To replicate or backup RDS instance outside of AWS, a region, VPC or account, user's option is to run mysqldump command.
- Snapshot copy across region on Oct 30th
- RDS cross region replica on Nov 14th in re:invent day 2 keynote
Running mysqldump reliably is not as simple as it sounds
Running a mysqldump command itself is pretty straightforward, but running it with following requirements is not.
- The function should be as easy to use as the way AWS allows user to create snapshot of an RDS instance. Ideally, fill up a form on web and click a button. It shouldn't require user to run command in console or setup host even just for once.
- Since the database to backup is in AWS, the mysqldump result should be uploaded to S3, preferably encrypted.
- It's natural user doesn't want to run long mysqldump command against a hot database. If user chooses to, system should replicate the database first, run mysqldump command against static replication and terminate replication.
- Every step in process such as replication, mysqldump command, S3 upload, etc, should be retried upon failure with exponentially backoff. The backup process fails only if a step continuously fails for a number of times.
- A clean up process should be guaranteed no matter process succeeds or fails. For example, if system creates a replication of database and fails later on, it must have a technical guarantee in system to remove replication in the end.
Goals of Datamung
Datamung attempts to provide a web-based, self-serviced platform that allows user to backup MySQL RDS instance with requirements above. Once user provides an AWS credential, with Datamung he can pick a database, fill in some options, press a button and wait for dump result to show up in his S3 bucket.

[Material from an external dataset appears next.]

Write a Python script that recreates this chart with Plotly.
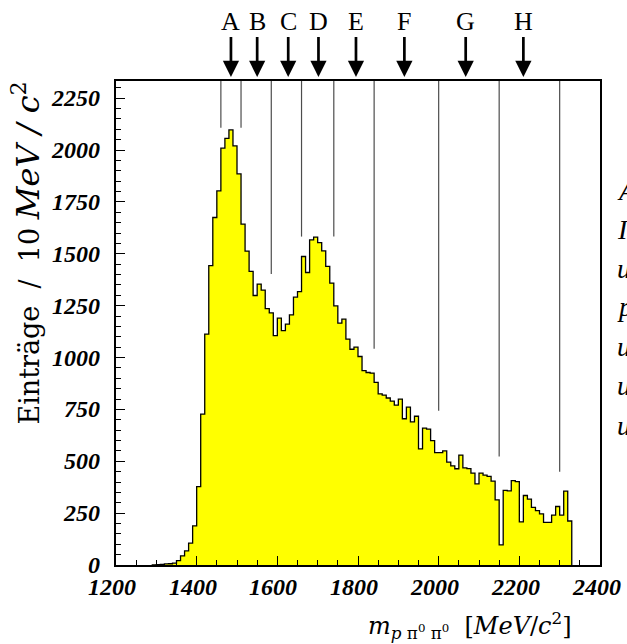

As you may see, at this point Datamung is only a prototype system with intention of concept proving. A lot of important features required to seriously and commercially use Datamung are not implemented yet. Here's a short list of things
- Security - The demo website is quite naive, where everyone's jobs are listed in a single page
- Choice of worker instance - The worker instance that runs mysqldump command is not very customizable. For large RDS instance, it can easily run out of disk space of a T1 micro instance.
- Visibility - Other than the detail job page in web UI, user doesn't have much visibility about what happens. It's difficult for user to troubleshoot his workflow and see logs.
- Restore a database - With what has been done in Datamung, it'd be reasonable to build another workflow that restore a mysqldump result in S3 back to an RDS instance. For limited time and resource, this feature is not implemented.